### What you have to do:
Gather all lines containing the string "chart" and copy them out.

### Stored data:
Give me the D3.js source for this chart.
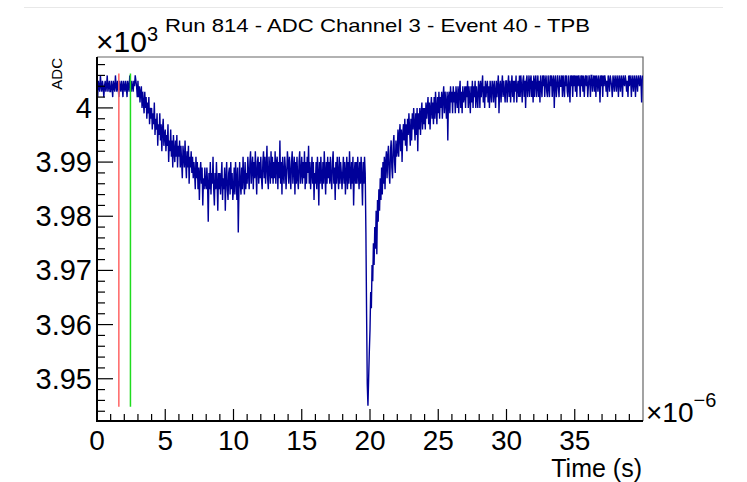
<!DOCTYPE html>
<html>
<head>
<meta charset="utf-8">
<script src="https://cdn.jsdelivr.net/npm/d3@7"></script>
<style>
  body { margin: 0; background: #fff; }
  text { font-family: "Liberation Sans", Arial, Helvetica, sans-serif; fill: #000; }
</style>
</head>
<body>
<svg id="chart" width="747" height="482"></svg>
<script>
// ---- data ----
const title = "Run 814 - ADC Channel 3 - Event 40 - TPB";
const sampleStepUs = 0.05;   // one sample per 50 ns
// ADC counts, one row per microsecond
const adc = [
  4004,4002,4005,4004,4003,4006,4004,4003,4005,4004,4002,4004,4005,4003,4004,4006,4003,4004,4005,4003,
  4003,4005,4004,4002,4005,4004,4003,4006,4004,4003,4005,4004,4002,4005,4004,4003,4005,4004,4002,4005,
  4004,4003,4005,4004,4002,4005,4004,4003,4006,4004,4003,4005,4004,4003,4005,4004,4006,4005,4004,4002,
  4005,4002,4004,4001,4003,4004,4000,4003,4001,3999,4003,4000,4002,3998,4001,3999,4002,3997,4000,3998,
  4000,3996,3999,3997,4001,3995,3998,3996,3999,3993,3997,3995,3999,3994,3997,3992,3996,3998,3993,3995,
  3996,3992,3995,3993,3997,3990,3994,3992,3996,3991,3994,3989,3995,3992,3990,3994,3991,3995,3989,3993,
  3991,3994,3989,3993,3990,3987,3993,3991,3989,3994,3990,3987,3992,3989,3993,3986,3991,3989,3992,3988,
  3991,3987,3990,3988,3985,3991,3987,3990,3985,3989,3983,3988,3990,3986,3989,3982,3987,3985,3989,3986,
  3985,3989,3986,3979,3988,3985,3990,3984,3988,3986,3991,3985,3982,3988,3985,3990,3986,3981,3988,3985,
  3988,3984,3987,3990,3983,3987,3985,3989,3981,3987,3990,3985,3983,3988,3989,3984,3990,3985,3988,3983,
  3985,3989,3984,3990,3987,3983,3989,3977,3985,3990,3986,3984,3989,3985,3991,3987,3984,3990,3985,3988,
  3986,3991,3988,3985,3990,3992,3986,3989,3991,3985,3990,3987,3992,3988,3984,3990,3991,3986,3990,3987,
  3991,3987,3985,3990,3992,3987,3991,3986,3989,3993,3987,3985,3991,3989,3986,3992,3987,3991,3986,3990,
  3987,3992,3986,3990,3991,3985,3990,3987,3994,3986,3990,3984,3991,3988,3986,3991,3989,3985,3988,3992,
  3990,3986,3991,3988,3985,3990,3992,3986,3989,3991,3984,3990,3986,3991,3987,3985,3990,3992,3986,3988,
  3991,3986,3990,3987,3992,3985,3990,3986,3991,3988,3993,3986,3990,3985,3988,3991,3986,3990,3983,3988,
  3986,3990,3985,3991,3988,3982,3990,3986,3991,3987,3985,3990,3986,3992,3988,3984,3990,3986,3991,3987,
  3990,3986,3991,3987,3985,3990,3992,3986,3989,3983,3990,3986,3991,3988,3985,3991,3986,3990,3988,3985,
  3988,3991,3986,3990,3984,3988,3991,3985,3990,3986,3992,3988,3985,3990,3986,3991,3982,3988,3990,3986,
  3990,3986,3991,3988,3985,3990,3986,3991,3987,3982,3990,3986,3991,3988,3977,3962,3949,3945,3950,3955,
  3959,3966,3963,3971,3968,3975,3971,3978,3974,3981,3973,3983,3979,3985,3981,3987,3983,3989,3984,3990,
  3986,3991,3985,3990,3992,3987,3991,3993,3988,3986,3992,3994,3989,3987,3993,3995,3990,3988,3994,3991,
  3992,3996,3991,3995,3997,3992,3996,3990,3995,3997,3994,3998,3993,3997,3992,3998,3995,3999,3996,3993,
  3998,3994,3999,3996,4000,3997,3994,3999,3995,4000,3992,3999,3996,4000,3995,3999,4001,3996,4000,3997,
  4000,3996,4001,3998,4000,4002,3997,4001,3996,4000,4002,3998,4001,3997,4002,3998,4003,4000,3997,4002,
  3999,4003,3998,4002,4000,4003,3998,4002,4004,3999,4003,4001,3998,4003,3994,4002,4003,3999,4004,4001,
  4003,3999,4004,4001,4003,3999,4004,4002,4000,4004,3999,4003,4005,4000,4003,3999,4004,4001,4002,4004,
  4000,4004,4002,4005,4000,4004,4002,3999,4004,4001,4005,4000,4004,4002,4005,4000,4004,4002,4000,4005,
  4004,4000,4005,4002,4004,4006,4001,4004,4000,4005,4002,4004,4005,4001,4004,4000,4005,4003,4001,4005,
  4004,4001,4005,4003,4000,4005,4002,4004,4006,3999,4004,4005,4001,4004,4006,4002,4005,4003,4001,4005,
  4005,4001,4004,4006,4002,4005,4001,4004,4006,4002,4005,4001,4005,4003,4006,4001,4004,4005,4002,4006,
  4002,4006,4004,4001,4005,4006,4002,4005,4000,4005,4006,4002,4004,4006,4002,4005,4006,4002,4005,4001,
  4006,4002,4005,4006,4002,4004,4006,4002,4005,4001,4006,4004,4002,4006,4004,4006,4002,4005,4006,4003,
  4002,4006,4004,4002,4006,4004,4006,4002,4005,4006,4000,4005,4006,4002,4004,4006,4004,4002,4006,4004,
  4004,4006,4002,4006,4004,4002,4006,4004,4006,4003,4002,4006,4004,4001,4006,4004,4006,4002,4006,4004,
  4006,4003,4006,4002,4006,4004,4006,4005,4002,4006,4004,4006,4003,4006,4002,4005,4006,4004,4006,4002,
  4004,4006,4005,4002,4006,4006,4003,4005,4006,4003,4006,4002,4006,4005,4003,4006,4005,4001,4006,4004,
  4006,4002,4006,4004,4006,4005,4003,4005,4002,4006,4005,4003,4006,4005,4004,4002,4006,4005,4003,4006,
  4005,4003,4006,4005,4002,4006,4005,4003,4006,4005,4002,4006,4005,4004,4006,4005,4003,4005,4002,4006,
  4004,4006,4005,4002,4006,4005,4003,4006,4005,4002,4006,4005,4003,4006,4005,4004,4006,4005,4001,4006
];
const markerTimesUs = [1.6, 2.45];
const markerColors = ["#ff6464", "#1fdc1f"];
const xTicks = [0, 5, 10, 15, 20, 25, 30, 35];
const xMinorTicks = d3.range(1, 40);
const yTicks = [3950, 3960, 3970, 3980, 3990, 4000];
const yMinorTicks = d3.range(3944, 4010, 2);

// ---- layout ----
const frame = { left: 97, right: 643, top: 57, bottom: 421 };
const svg = d3.select("#chart");

const x = d3.scaleLinear().domain([0, 40]).range([frame.left, frame.right]);
const y = d3.scaleLinear().domain([3942.2, 4009.4]).range([frame.bottom, frame.top]);

const points = adc.map((v, i) => ({ t: i * sampleStepUs, v }));

// pad border line
svg.append("line").attr("x1", 24).attr("x2", 723).attr("y1", 7.5).attr("y2", 7.5)
  .attr("stroke", "#e8e8e8").attr("stroke-width", 1);

// frame top/right
svg.append("path")
  .attr("d", `M${frame.left},${frame.top}H${frame.right}V${frame.bottom}`)
  .attr("fill", "none").attr("stroke", "#666").attr("stroke-width", 1.2);

// waveform
svg.append("clipPath").attr("id", "clip").append("rect")
  .attr("x", frame.left).attr("y", frame.top)
  .attr("width", frame.right - frame.left).attr("height", frame.bottom - frame.top);

svg.append("path").datum(points)
  .attr("clip-path", "url(#clip)")
  .attr("fill", "none").attr("stroke", "#000099").attr("stroke-width", 1.4)
  .attr("d", d3.line().x(d => x(d.t)).y(d => y(d.v)));

// marker lines spanning the waveform range
const [vMin, vMax] = d3.extent(adc);
svg.selectAll(".marker").data(markerTimesUs).enter().append("line")
  .attr("class", "marker")
  .attr("x1", d => x(d)).attr("x2", d => x(d))
  .attr("y1", y(vMin) + 1).attr("y2", y(vMax) - 2)
  .attr("stroke", (d, i) => markerColors[i]).attr("stroke-width", 1.5);

// y axis ticks (inward)
const gy = svg.append("g");
gy.selectAll(".ymaj").data(yTicks).enter().append("line")
  .attr("x1", frame.left).attr("x2", frame.left + 16)
  .attr("y1", d => y(d)).attr("y2", d => y(d))
  .attr("stroke", "#000").attr("stroke-width", 1.2);
gy.selectAll(".ymin").data(yMinorTicks.filter(v => !yTicks.includes(v))).enter().append("line")
  .attr("x1", frame.left).attr("x2", frame.left + 8)
  .attr("y1", d => y(d)).attr("y2", d => y(d))
  .attr("stroke", "#000").attr("stroke-width", 1.2);
gy.selectAll(".ylab").data(yTicks).enter().append("text")
  .attr("x", 92).attr("y", d => y(d) + 10)
  .attr("text-anchor", "end").attr("font-size", 29)
  .text(d => String(d / 1000));

// x axis ticks (inward)
const gx = svg.append("g");
gx.selectAll(".xmaj").data(xTicks).enter().append("line")
  .attr("x1", d => x(d)).attr("x2", d => x(d))
  .attr("y1", frame.bottom).attr("y2", frame.bottom - 12)
  .attr("stroke", "#000").attr("stroke-width", 1.2);
gx.selectAll(".xmin").data(xMinorTicks.filter(v => !xTicks.includes(v))).enter().append("line")
  .attr("x1", d => x(d)).attr("x2", d => x(d))
  .attr("y1", frame.bottom).attr("y2", frame.bottom - 7)
  .attr("stroke", "#000").attr("stroke-width", 1.2);
gx.selectAll(".xlab").data(xTicks).enter().append("text")
  .attr("x", d => x(d)).attr("y", 450)
  .attr("text-anchor", "middle").attr("font-size", 28)
  .text(d => d);

// axis lines left/bottom
svg.append("path")
  .attr("d", `M${frame.left},${frame.top}V${frame.bottom}H${frame.right}`)
  .attr("fill", "none").attr("stroke", "#000").attr("stroke-width", 2);

// exponents
const e3 = svg.append("text").attr("x", 96).attr("y", 52).attr("font-size", 30);
e3.append("tspan").text("\u00d710");
e3.append("tspan").attr("font-size", 20).attr("dy", -11).text("3");

const e6 = svg.append("text").attr("x", 646).attr("y", 422).attr("font-size", 28);
e6.append("tspan").text("\u00d710");
e6.append("tspan").attr("font-size", 20).attr("dy", -15).text("\u22126");

// axis titles
svg.append("text").attr("x", 642).attr("y", 477)
  .attr("text-anchor", "end").attr("font-size", 25).text("Time (s)");
svg.append("text").attr("transform", "translate(62,58) rotate(-90)")
  .attr("text-anchor", "end").attr("font-size", 15).text("ADC");

// title
svg.append("text").attr("x", 165).attr("y", 32)
  .attr("font-size", 19).attr("textLength", 425).attr("lengthAdjust", "spacingAndGlyphs")
  .text(title);
</script>
</body>
</html>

### Answer to this task:
Give me the D3.js source for this chart.
<svg id="chart" width="747" height="482"></svg>
const svg = d3.select("#chart");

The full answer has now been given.